_Exercise task_
Take the lines from the one with "Rebuild this chart" through the one with "plt.rcParams['font.family'] = ['Liberation", both ends kept, and reproduce them exactly without the pictures.

_Dataset records_
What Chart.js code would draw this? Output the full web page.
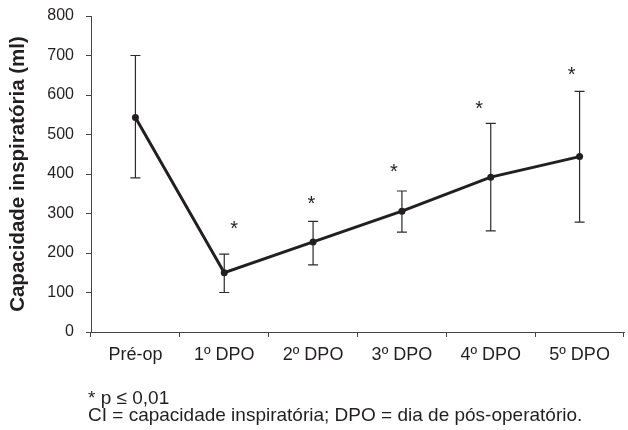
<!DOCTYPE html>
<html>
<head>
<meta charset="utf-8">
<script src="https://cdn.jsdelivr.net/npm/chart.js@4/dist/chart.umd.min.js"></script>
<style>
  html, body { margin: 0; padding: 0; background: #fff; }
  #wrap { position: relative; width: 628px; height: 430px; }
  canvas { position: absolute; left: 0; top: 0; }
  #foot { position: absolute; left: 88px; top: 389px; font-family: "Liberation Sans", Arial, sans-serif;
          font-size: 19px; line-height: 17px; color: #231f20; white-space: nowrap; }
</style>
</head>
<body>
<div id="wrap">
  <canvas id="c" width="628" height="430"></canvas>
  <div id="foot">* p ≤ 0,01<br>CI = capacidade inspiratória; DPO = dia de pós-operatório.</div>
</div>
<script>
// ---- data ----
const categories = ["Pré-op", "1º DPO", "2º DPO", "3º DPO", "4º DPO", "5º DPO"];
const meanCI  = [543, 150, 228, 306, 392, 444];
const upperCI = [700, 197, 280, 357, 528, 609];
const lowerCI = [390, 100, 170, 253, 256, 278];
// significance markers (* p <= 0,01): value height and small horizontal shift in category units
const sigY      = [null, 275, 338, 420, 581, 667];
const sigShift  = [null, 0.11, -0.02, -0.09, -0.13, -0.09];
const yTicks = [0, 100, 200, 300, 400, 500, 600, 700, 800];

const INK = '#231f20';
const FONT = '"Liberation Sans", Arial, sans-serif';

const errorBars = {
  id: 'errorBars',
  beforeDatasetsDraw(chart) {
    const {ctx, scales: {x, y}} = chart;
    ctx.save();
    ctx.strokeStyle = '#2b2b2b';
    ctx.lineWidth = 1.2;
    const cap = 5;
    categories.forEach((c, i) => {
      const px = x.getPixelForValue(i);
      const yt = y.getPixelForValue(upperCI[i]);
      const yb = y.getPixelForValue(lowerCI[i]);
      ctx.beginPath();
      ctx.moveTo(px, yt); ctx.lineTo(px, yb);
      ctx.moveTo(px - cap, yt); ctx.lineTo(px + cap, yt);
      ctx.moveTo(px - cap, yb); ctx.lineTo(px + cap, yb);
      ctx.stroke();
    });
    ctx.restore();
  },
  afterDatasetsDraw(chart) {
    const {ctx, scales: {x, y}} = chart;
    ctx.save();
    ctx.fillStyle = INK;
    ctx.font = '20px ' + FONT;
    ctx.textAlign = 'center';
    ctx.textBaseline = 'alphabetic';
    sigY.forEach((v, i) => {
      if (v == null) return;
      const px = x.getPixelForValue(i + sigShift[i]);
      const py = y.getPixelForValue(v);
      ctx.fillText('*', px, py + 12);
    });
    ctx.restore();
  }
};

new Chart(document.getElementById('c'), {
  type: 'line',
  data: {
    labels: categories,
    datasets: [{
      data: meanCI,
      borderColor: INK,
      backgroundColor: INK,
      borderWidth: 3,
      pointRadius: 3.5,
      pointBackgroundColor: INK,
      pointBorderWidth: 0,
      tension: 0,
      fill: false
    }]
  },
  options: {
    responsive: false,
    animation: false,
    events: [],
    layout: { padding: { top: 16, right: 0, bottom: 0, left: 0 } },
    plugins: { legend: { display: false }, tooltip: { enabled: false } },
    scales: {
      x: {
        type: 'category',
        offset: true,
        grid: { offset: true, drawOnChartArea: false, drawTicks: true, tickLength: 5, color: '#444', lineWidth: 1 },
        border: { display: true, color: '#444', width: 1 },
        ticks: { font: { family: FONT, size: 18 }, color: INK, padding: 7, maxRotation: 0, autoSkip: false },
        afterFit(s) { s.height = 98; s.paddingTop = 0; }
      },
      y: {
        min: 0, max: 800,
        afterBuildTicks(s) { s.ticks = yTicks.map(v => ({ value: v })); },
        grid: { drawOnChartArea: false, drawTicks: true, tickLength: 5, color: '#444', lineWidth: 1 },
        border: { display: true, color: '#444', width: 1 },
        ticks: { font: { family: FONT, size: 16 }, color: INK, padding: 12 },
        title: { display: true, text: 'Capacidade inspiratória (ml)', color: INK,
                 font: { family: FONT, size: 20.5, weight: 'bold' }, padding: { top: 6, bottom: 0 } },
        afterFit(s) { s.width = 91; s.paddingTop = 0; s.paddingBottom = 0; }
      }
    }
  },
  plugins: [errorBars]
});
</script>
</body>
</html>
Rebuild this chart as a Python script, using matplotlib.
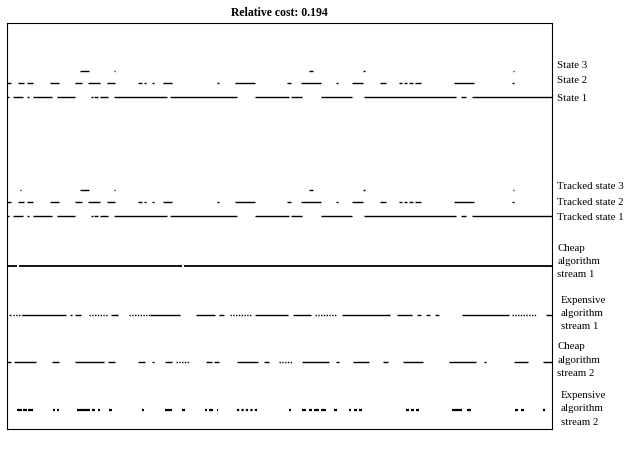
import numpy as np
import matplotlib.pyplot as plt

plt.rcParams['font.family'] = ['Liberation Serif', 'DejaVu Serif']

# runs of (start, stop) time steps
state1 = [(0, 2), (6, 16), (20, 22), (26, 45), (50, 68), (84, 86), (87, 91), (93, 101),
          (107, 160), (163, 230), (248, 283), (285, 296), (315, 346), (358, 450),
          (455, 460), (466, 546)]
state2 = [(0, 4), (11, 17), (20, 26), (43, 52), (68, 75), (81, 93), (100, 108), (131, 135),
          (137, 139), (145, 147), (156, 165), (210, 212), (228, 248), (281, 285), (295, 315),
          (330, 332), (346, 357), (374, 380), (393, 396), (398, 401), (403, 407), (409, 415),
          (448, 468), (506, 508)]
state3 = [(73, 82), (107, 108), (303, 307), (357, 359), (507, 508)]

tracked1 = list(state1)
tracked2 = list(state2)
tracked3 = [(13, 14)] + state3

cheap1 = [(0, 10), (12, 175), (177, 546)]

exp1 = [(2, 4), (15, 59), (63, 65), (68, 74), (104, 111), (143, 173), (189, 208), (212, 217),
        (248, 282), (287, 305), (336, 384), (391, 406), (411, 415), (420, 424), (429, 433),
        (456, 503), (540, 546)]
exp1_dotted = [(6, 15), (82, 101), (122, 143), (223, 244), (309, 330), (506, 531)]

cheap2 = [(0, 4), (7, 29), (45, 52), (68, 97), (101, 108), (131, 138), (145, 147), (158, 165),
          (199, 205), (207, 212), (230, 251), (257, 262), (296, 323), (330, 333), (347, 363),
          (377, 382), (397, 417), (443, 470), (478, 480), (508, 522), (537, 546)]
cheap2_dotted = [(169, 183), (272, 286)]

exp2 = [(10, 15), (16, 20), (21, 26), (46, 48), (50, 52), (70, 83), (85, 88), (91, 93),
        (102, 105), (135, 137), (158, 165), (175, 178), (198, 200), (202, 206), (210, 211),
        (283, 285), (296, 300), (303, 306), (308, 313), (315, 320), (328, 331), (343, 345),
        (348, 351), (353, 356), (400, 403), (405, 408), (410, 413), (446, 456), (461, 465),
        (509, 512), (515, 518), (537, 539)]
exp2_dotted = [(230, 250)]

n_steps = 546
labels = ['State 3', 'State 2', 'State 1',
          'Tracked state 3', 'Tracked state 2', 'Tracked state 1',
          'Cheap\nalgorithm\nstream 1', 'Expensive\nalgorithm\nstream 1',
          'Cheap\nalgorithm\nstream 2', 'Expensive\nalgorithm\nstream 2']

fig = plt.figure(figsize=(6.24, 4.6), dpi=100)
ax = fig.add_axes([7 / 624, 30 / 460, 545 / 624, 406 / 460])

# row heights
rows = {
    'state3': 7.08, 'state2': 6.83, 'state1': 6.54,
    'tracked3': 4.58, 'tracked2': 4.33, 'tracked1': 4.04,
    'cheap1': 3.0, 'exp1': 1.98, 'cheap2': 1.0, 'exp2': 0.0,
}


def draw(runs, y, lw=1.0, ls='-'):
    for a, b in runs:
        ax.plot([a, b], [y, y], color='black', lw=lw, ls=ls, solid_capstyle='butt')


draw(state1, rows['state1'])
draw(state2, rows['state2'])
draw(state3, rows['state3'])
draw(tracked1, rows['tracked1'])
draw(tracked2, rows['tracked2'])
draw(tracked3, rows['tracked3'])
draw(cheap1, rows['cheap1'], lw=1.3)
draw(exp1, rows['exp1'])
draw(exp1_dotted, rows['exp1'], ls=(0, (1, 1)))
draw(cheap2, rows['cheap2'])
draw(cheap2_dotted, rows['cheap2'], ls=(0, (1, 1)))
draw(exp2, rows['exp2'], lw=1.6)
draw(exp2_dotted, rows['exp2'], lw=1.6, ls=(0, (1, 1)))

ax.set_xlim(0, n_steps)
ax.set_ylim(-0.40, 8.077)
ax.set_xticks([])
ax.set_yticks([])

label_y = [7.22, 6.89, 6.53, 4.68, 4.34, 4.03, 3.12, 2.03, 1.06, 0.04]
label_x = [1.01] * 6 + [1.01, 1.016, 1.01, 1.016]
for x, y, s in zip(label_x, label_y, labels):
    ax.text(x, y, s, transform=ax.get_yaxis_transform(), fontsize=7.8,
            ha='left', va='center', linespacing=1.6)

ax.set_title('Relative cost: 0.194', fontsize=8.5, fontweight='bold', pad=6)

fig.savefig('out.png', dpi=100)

_Answer in full_
Rebuild this chart as a Python script, using matplotlib.
import numpy as np
import matplotlib.pyplot as plt

plt.rcParams['font.family'] = ['Liberation Serif', 'DejaVu Serif']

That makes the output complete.